**EXERCISE DIRECTIONS**
Write the lines out again, from the top of the material to the line containing "import pandas as pd", pictures excluded.

--------------------

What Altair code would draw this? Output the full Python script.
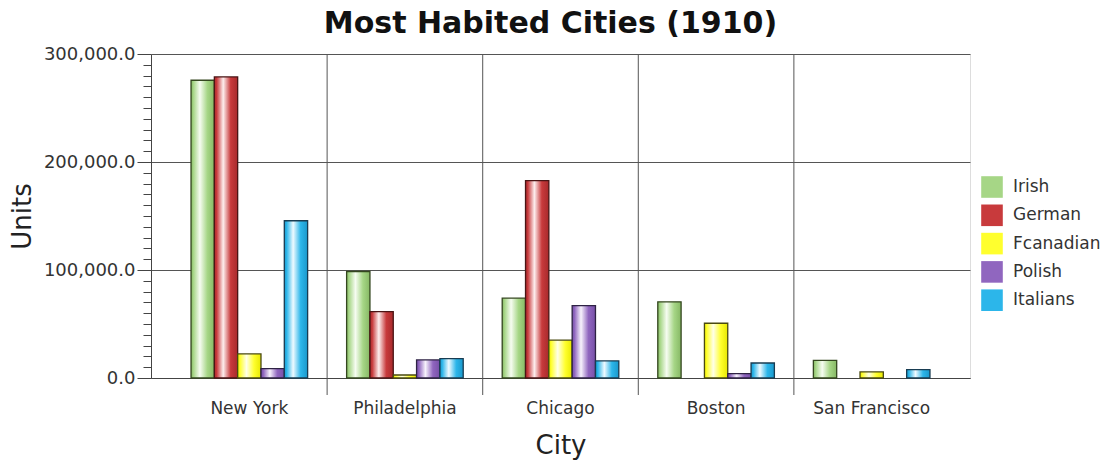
import altair as alt
import pandas as pd

cities = ["New York", "Philadelphia", "Chicago", "Boston", "San Francisco"]
series = ["Irish", "German", "Fcanadian", "Polish", "Italians"]
irish = [275700, 98600, 73900, 70500, 16400]
german = [278800, 61500, 182700, 0, 0]
fcanadian = [22300, 2800, 35000, 50700, 5600]
polish = [8600, 16700, 67000, 4000, 0]
italians = [145600, 17900, 15800, 13900, 7700]

base_colors = ["#a6d686", "#c83a3c", "#ffff2e", "#9066bf", "#2cb6ea"]
light_colors = ["#f6fcf1", "#fdeeee", "#ffffe8", "#f7f2fc", "#effaff"]
dark_colors = ["#86b864", "#a82a2c", "#e8e800", "#7750a8", "#1998cc"]
stroke_colors = ["#34471f", "#4a1414", "#4a4a10", "#2e2244", "#183c52"]

values = [irish, german, fcanadian, polish, italians]
rows = []
for s, vals in zip(series, values):
    for c, v in zip(cities, vals):
        rows.append({"city": c, "series": s, "value": v})
df = pd.DataFrame(rows)
bounds = pd.DataFrame({"city": cities[1:]})

W, H = 819, 324
FONT = "DejaVu Sans"

xscale = alt.Scale(domain=cities, paddingInner=0, paddingOuter=0.132)
yscale = alt.Scale(domain=[0, 300000], nice=False)
xoff = alt.XOffset("series:N", scale=alt.Scale(domain=series, paddingInner=0, paddingOuter=0.836))

xaxis = alt.Axis(title="City", ticks=False, grid=False, labelFontSize=17, labelPadding=22,
                 labelColor="#333333", labelFont=FONT, titleFont=FONT, titleFontSize=26,
                 titleFontWeight="normal", titleColor="#222222", titlePadding=16,
                 domainColor="#444444", labelAngle=0)
yaxis = alt.Axis(
    title="Units",
    values=list(range(0, 300001, 10000)),
    labelExpr="datum.value % 100000 === 0 ? format(datum.value, ',.1f') : ''",
    tickSize={"condition": {"test": "datum.value % 100000 === 0", "value": 14}, "value": 8},
    gridOpacity={"condition": {"test": "datum.value % 100000 === 0", "value": 1}, "value": 0},
    gridColor="#555555",
    tickColor="#444444",
    domainColor="#444444",
    labelFontSize=18, labelColor="#333333", labelFont=FONT, labelPadding=2,
    labelOverlap=False, labelFlush=False,
    titleFont=FONT, titleFontSize=26, titleFontWeight="normal", titleColor="#222222",
    titlePadding=8,
)

rules = alt.Chart(bounds).mark_rule(color="#555555", strokeWidth=1).encode(
    x=alt.X("city:N", bandPosition=0, scale=xscale, axis=xaxis),
    y=alt.value(0),
    y2=alt.value(H + 17),
)

legend_layer = alt.Chart(df).mark_bar(strokeWidth=0).transform_calculate(z="0").encode(
    x=alt.X("city:N", scale=xscale, axis=xaxis),
    xOffset=xoff,
    y=alt.Y("z:Q", scale=yscale, axis=yaxis),
    color=alt.Color("series:N", scale=alt.Scale(domain=series, range=base_colors),
                    legend=alt.Legend(title=None, orient="none", legendX=830, legendY=122,
                                      symbolType="square", symbolSize=466, symbolStrokeWidth=0,
                                      labelFontSize=17, labelFont=FONT, labelColor="#333333",
                                      labelOffset=10, rowPadding=6.3)),
)

layers = [rules, legend_layer]
for s, b, l, d, st in zip(series, base_colors, light_colors, dark_colors, stroke_colors):
    grad = alt.Gradient(
        gradient="linear",
        stops=[alt.GradientStop(color=d, offset=0),
               alt.GradientStop(color=b, offset=0.1),
               alt.GradientStop(color=l, offset=0.38),
               alt.GradientStop(color=b, offset=0.7),
               alt.GradientStop(color=d, offset=1)],
        x1=0, x2=1, y1=0, y2=0,
    )
    layer = alt.Chart(df).transform_filter(
        (alt.datum.series == s) & (alt.datum.value > 0)
    ).mark_bar(fill=grad, stroke=st, strokeWidth=1.3).encode(
        x=alt.X("city:N", scale=xscale, axis=xaxis),
        xOffset=xoff,
        y=alt.Y("value:Q", scale=yscale, axis=yaxis),
    )
    layers.append(layer)

chart = alt.layer(*layers).properties(
    width=W, height=H,
    title=alt.Title("Most Habited Cities (1910)", font=FONT, fontSize=30, fontWeight="bold",
                    color="#111111", anchor="middle", dx=-10, offset=6),
    autosize=alt.AutoSizeParams(type="none"),
    padding={"left": 151, "top": 54, "right": 137, "bottom": 87},
).configure_view(stroke="#444444", strokeWidth=1).configure(background="white")

chart.save("out.html", embed_options={"renderer": "svg", "actions": False})
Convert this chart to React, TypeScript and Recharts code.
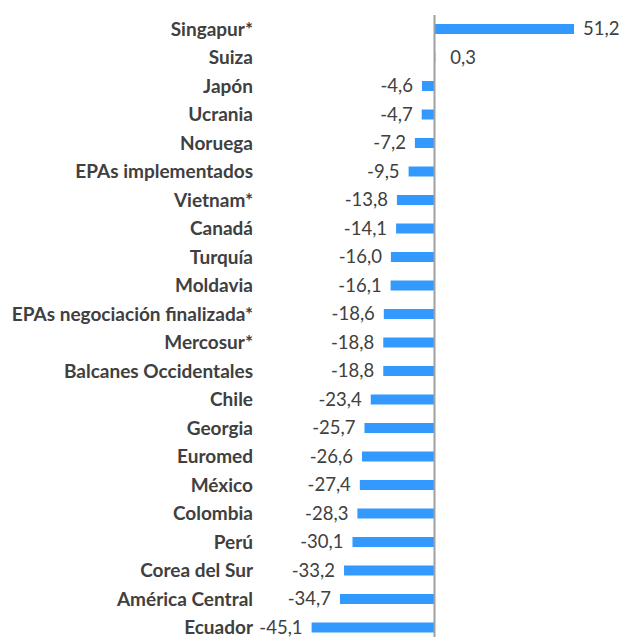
import React from "react";
import { BarChart, Bar, XAxis, YAxis, ReferenceLine, LabelList } from "recharts";

const categories = [
  "Singapur*",
  "Suiza",
  "Japón",
  "Ucrania",
  "Noruega",
  "EPAs implementados",
  "Vietnam*",
  "Canadá",
  "Turquía",
  "Moldavia",
  "EPAs negociación finalizada*",
  "Mercosur*",
  "Balcanes Occidentales",
  "Chile",
  "Georgia",
  "Euromed",
  "México",
  "Colombia",
  "Perú",
  "Corea del Sur",
  "América Central",
  "Ecuador",
];

const values = [
  51.2, 0.3, -4.6, -4.7, -7.2, -9.5, -13.8, -14.1, -16.0, -16.1, -18.6, -18.8,
  -18.8, -23.4, -25.7, -26.6, -27.4, -28.3, -30.1, -33.2, -34.7, -45.1,
];

const data = categories.map((name, i) => ({ name, value: values[i] }));

const TEXT = "#404040";
const FONT = "Lato, 'Open Sans', sans-serif";

const fmt = (v: number) => v.toFixed(1).replace(".", ",");

const ValueLabel = (props: any) => {
  const { x, y, width, height, value } = props;
  const left = Math.min(x, x + width);
  const right = Math.max(x, x + width);
  const cy = y + height / 2;
  const neg = value < 0;
  const small = Math.abs(right - left) < 3;
  return (
    <text
      x={neg ? left - 9 : right + (small ? 15 : 9)}
      y={cy}
      dy="0.35em"
      textAnchor={neg ? "end" : "start"}
      fill={TEXT}
      fontFamily={FONT}
      fontSize={18.5}
    >
      {fmt(value)}
    </text>
  );
};

export default function App() {
  return (
    <div
      style={{
        position: "fixed",
        top: 0,
        left: 0,
        width: 624,
        height: 637,
        overflow: "hidden",
        background: "#fff",
      }}
    >
      <BarChart
        width={624}
        height={642}
        data={data}
        layout="vertical"
        margin={{ top: 15, right: 26, bottom: 0, left: 0 }}
        barSize={10}
      >
        <XAxis type="number" hide domain={[-60, 60]} />
        <YAxis
          type="category"
          dataKey="name"
          width={271}
          axisLine={false}
          tickLine={false}
          tickSize={0}
          tickMargin={18}
          interval={0}
          tick={{ fill: TEXT, fontFamily: FONT, fontSize: 19, fontWeight: 700 }}
        />
        <Bar dataKey="value" fill="#3399FF" isAnimationActive={false}>
          <LabelList dataKey="value" content={<ValueLabel />} />
        </Bar>
        <ReferenceLine x={0} stroke="#A0A0A0" strokeWidth={2} />
      </BarChart>
    </div>
  );
}
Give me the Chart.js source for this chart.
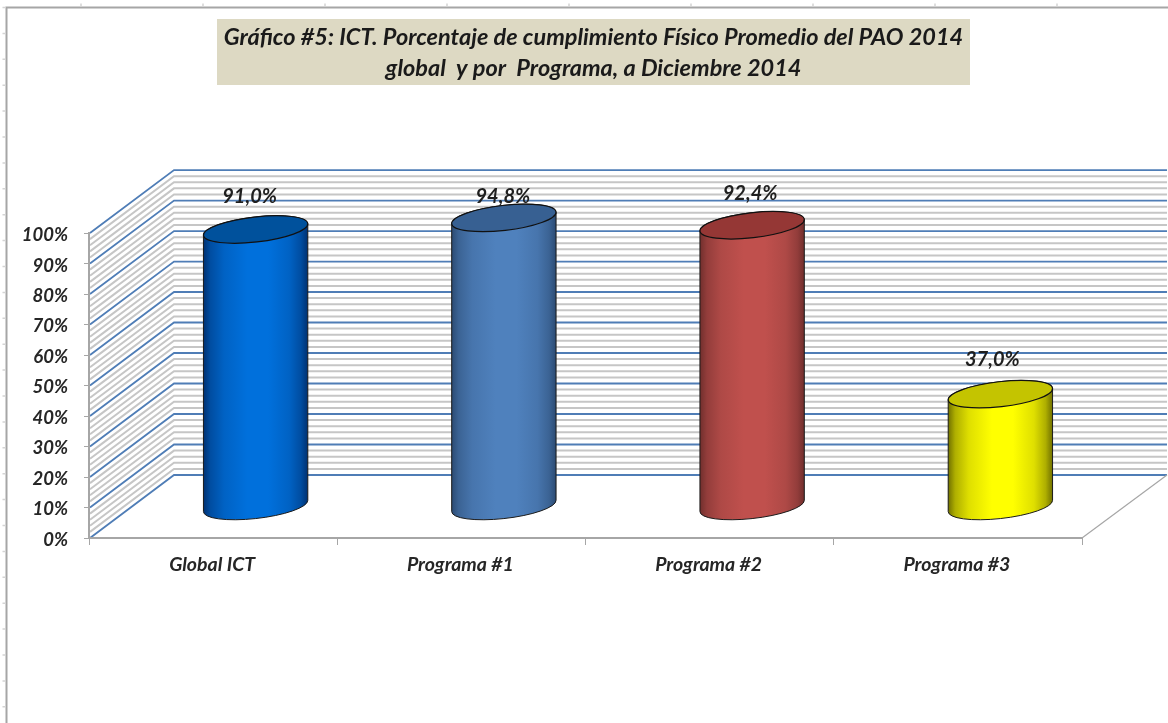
<!DOCTYPE html>
<html>
<head>
<meta charset="utf-8">
<style>
html,body{margin:0;padding:0;background:#fff;}
#wrap{position:relative;width:1168px;height:723px;overflow:hidden;}
canvas{display:block;}
</style>
<script src="https://cdn.jsdelivr.net/npm/chart.js@4"></script>
</head>
<body>
<div id="wrap"><canvas id="c" width="1168" height="723"></canvas></div>
<script>
const titleLines = ['Gráfico #5: ICT. Porcentaje de cumplimiento Físico Promedio del PAO 2014', 'global  y por  Programa, a Diciembre 2014'];
const categories = ['Global ICT', 'Programa #1', 'Programa #2', 'Programa #3'];
const values = [91.0, 94.8, 92.4, 37.0];
const valueLabels = ['91,0%', '94,8%', '92,4%', '37,0%'];
const sideColors = ['#0070dc', '#4f81bd', '#c0504d', '#ffff00'];
const edgeColors = ['#003070', '#2b4a72', '#6f2e2c', '#6e6e00'];
const capColors = ['#00519c', '#376092', '#953735', '#c4c400'];
const labelShift = [[-6, -32], [-1, -21], [-2, -31], [-8, -34]];

const DEPTH_X = 85, DEPTH_Y = -63;   // oblique offset of the back wall
const FONT = 'Lato, Carlito, "Open Sans", sans-serif';
const TILT = -6.5 * Math.PI / 180, RY = 12.5;

function mix(a, b, f) {
  const n = h => [1, 3, 5].map(k => parseInt(h.substr(k, 2), 16));
  const A = n(a), B = n(b);
  return 'rgb(' + A.map((v, k) => Math.round(v + (B[k] - v) * f)).join(',') + ')';
}

class CylinderElement extends Chart.BarElement {
  static id = 'cylinder';
  static defaults = Chart.BarElement.defaults;
  draw(ctx) {
    const i = this.$idx;
    const cx = this.x + DEPTH_X / 2, rx = this.width / 2;
    const topY = this.y + DEPTH_Y / 2 + 0.5, baseY = this.base + DEPTH_Y / 2;
    const t0 = Math.atan2(-RY * Math.sin(TILT), rx * Math.cos(TILT));
    const ext = t => [rx * Math.cos(t) * Math.cos(TILT) - RY * Math.sin(t) * Math.sin(TILT),
                      rx * Math.cos(t) * Math.sin(TILT) + RY * Math.sin(t) * Math.cos(TILT)];
    const L = ext(t0 + Math.PI), R = ext(t0);
    ctx.save();
    const g = ctx.createLinearGradient(cx - rx, 0, cx + rx, 0);
    const e = edgeColors[i], s = sideColors[i];
    g.addColorStop(0, e);
    g.addColorStop(0.07, mix(e, s, 0.45));
    g.addColorStop(0.2, mix(e, s, 0.78));
    g.addColorStop(0.42, s);
    g.addColorStop(0.62, s);
    g.addColorStop(0.82, mix(e, s, 0.78));
    g.addColorStop(0.93, mix(e, s, 0.45));
    g.addColorStop(1, e);
    ctx.beginPath();
    ctx.moveTo(cx + L[0], topY + L[1]);
    ctx.lineTo(cx + L[0], baseY + L[1]);
    ctx.ellipse(cx, baseY, rx, RY, TILT, t0 + Math.PI, t0, true);
    ctx.lineTo(cx + R[0], topY + R[1]);
    ctx.ellipse(cx, topY, rx, RY, TILT, t0, t0 + Math.PI, true);
    ctx.closePath();
    ctx.fillStyle = g;
    ctx.fill();
    ctx.lineWidth = 1;
    ctx.strokeStyle = '#1a1a1a';
    ctx.stroke();
    ctx.beginPath();
    ctx.ellipse(cx, topY, rx, RY, TILT, 0, Math.PI * 2);
    ctx.fillStyle = capColors[i];
    ctx.fill();
    ctx.lineWidth = 1.2;
    ctx.strokeStyle = '#111';
    ctx.stroke();
    ctx.restore();
  }
}
class CylinderController extends Chart.BarController {
  static id = 'cylinder';
  static defaults = Object.assign({}, Chart.BarController.defaults, {dataElementType: 'cylinder'});
  static overrides = Chart.BarController.overrides;
  draw() {
    const ctx = this.chart.ctx;
    this._cachedMeta.data.forEach((el, i) => { el.$idx = i; el.draw(ctx); });
  }
}
Chart.register(CylinderElement, CylinderController);

const backdrop = {
  id: 'backdrop',
  beforeDraw(chart) {
    const {ctx, chartArea: a, scales: {y}} = chart;
    // centre the title over its band, not over the plot
    chart.titleBlock.left = 0;
    chart.titleBlock.right = 1187;
    ctx.save();
    // frame of the pasted sheet
    ctx.strokeStyle = '#a6a6a6';
    ctx.lineWidth = 2;
    ctx.beginPath();
    ctx.moveTo(6.5, 723); ctx.lineTo(6.5, 7.5); ctx.lineTo(1168, 7.5);
    ctx.stroke();
    ctx.strokeStyle = '#d4d4d4';
    ctx.lineWidth = 1.5;
    ctx.beginPath();
    for (let py = 7.5; py < 723; py += 25.9) { ctx.moveTo(2.5, py); ctx.lineTo(6, py); }
    for (let px = 81; px < 1168; px += 122) { ctx.moveTo(px, 3.5); ctx.lineTo(px, 7); }
    ctx.stroke();
    // title band
    ctx.fillStyle = '#ddd9c3';
    ctx.fillRect(217, 19, 753, 66);
    // minor, then major wall lines
    const wall = (v) => {
      const p = y.getPixelForValue(v);
      ctx.beginPath();
      ctx.moveTo(a.left + 1, p);
      ctx.lineTo(a.left + DEPTH_X, p + DEPTH_Y);
      ctx.lineTo(a.right + DEPTH_X, p + DEPTH_Y);
      ctx.stroke();
    };
    ctx.lineJoin = 'miter';
    ctx.strokeStyle = '#c6c6c6';
    ctx.lineWidth = 2;
    for (let v = 0; v <= 100; v += 2) if (v % 10) wall(v);
    ctx.strokeStyle = '#4f7db6';
    ctx.lineWidth = 1.8;
    for (let v = 0; v <= 100; v += 10) wall(v);
    // right-hand floor edge
    const b = y.getPixelForValue(0);
    ctx.strokeStyle = '#a6a6a6';
    ctx.lineWidth = 1.2;
    ctx.beginPath();
    ctx.moveTo(a.right, b);
    ctx.lineTo(a.right + DEPTH_X, b + DEPTH_Y);
    ctx.stroke();
    ctx.restore();
  }
};
const valueText = {
  id: 'valueText',
  afterDatasetsDraw(chart) {
    const {ctx} = chart;
    ctx.save();
    ctx.font = 'italic bold 20px ' + FONT;
    ctx.fillStyle = '#1f1f1f';
    ctx.textAlign = 'center';
    ctx.textBaseline = 'middle';
    chart.getDatasetMeta(0).data.forEach((el, i) => {
      const cx = el.x + DEPTH_X / 2, cy = el.y + DEPTH_Y / 2;
      ctx.fillText(valueLabels[i], cx + labelShift[i][0], cy + labelShift[i][1]);
    });
    ctx.restore();
  }
};

new Chart(document.getElementById('c'), {
  type: 'cylinder',
  data: {
    labels: categories,
    datasets: [{data: values, categoryPercentage: 1, barPercentage: 1, barThickness: 105, clip: false}]
  },
  plugins: [backdrop, valueText],
  options: {
    responsive: false,
    animation: false,
    layout: {padding: {top: 0, left: 0, right: 86, bottom: 0}},
    plugins: {
      legend: {display: false},
      tooltip: {enabled: false},
      title: {
        display: true,
        text: titleLines,
        color: '#1a1a1a',
        font: {family: FONT, size: 23.5, weight: 'bold', style: 'italic', lineHeight: 1.32},
        padding: {top: 22, bottom: 149}
      }
    },
    scales: {
      x: {
        afterFit(s) { s.height = 185; },
        grid: {drawOnChartArea: false, drawTicks: true, tickLength: 7, color: '#a6a6a6', offset: true},
        border: {color: '#a6a6a6', width: 2},
        ticks: {color: '#262626', padding: 8, labelOffset: -1, maxRotation: 0, font: {family: FONT, size: 19.5, weight: 'bold', style: 'italic'}}
      },
      y: {
        min: 0, max: 100,
        afterFit(s) { s.width = 89; },
        grid: {drawOnChartArea: false, drawTicks: true, tickLength: 5, color: '#a6a6a6'},
        border: {color: '#a6a6a6', width: 2},
        ticks: {stepSize: 10, color: '#262626', padding: 16, labelOffset: 2, callback: v => v + '%', font: {family: FONT, size: 18.5, weight: 'bold', style: 'italic'}}
      }
    }
  }
});
</script>
</body>
</html>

--------------------

**SOLUTION TO THIS TASK**
What Altair code would draw this? Output the full Python script.
import altair as alt
import pandas as pd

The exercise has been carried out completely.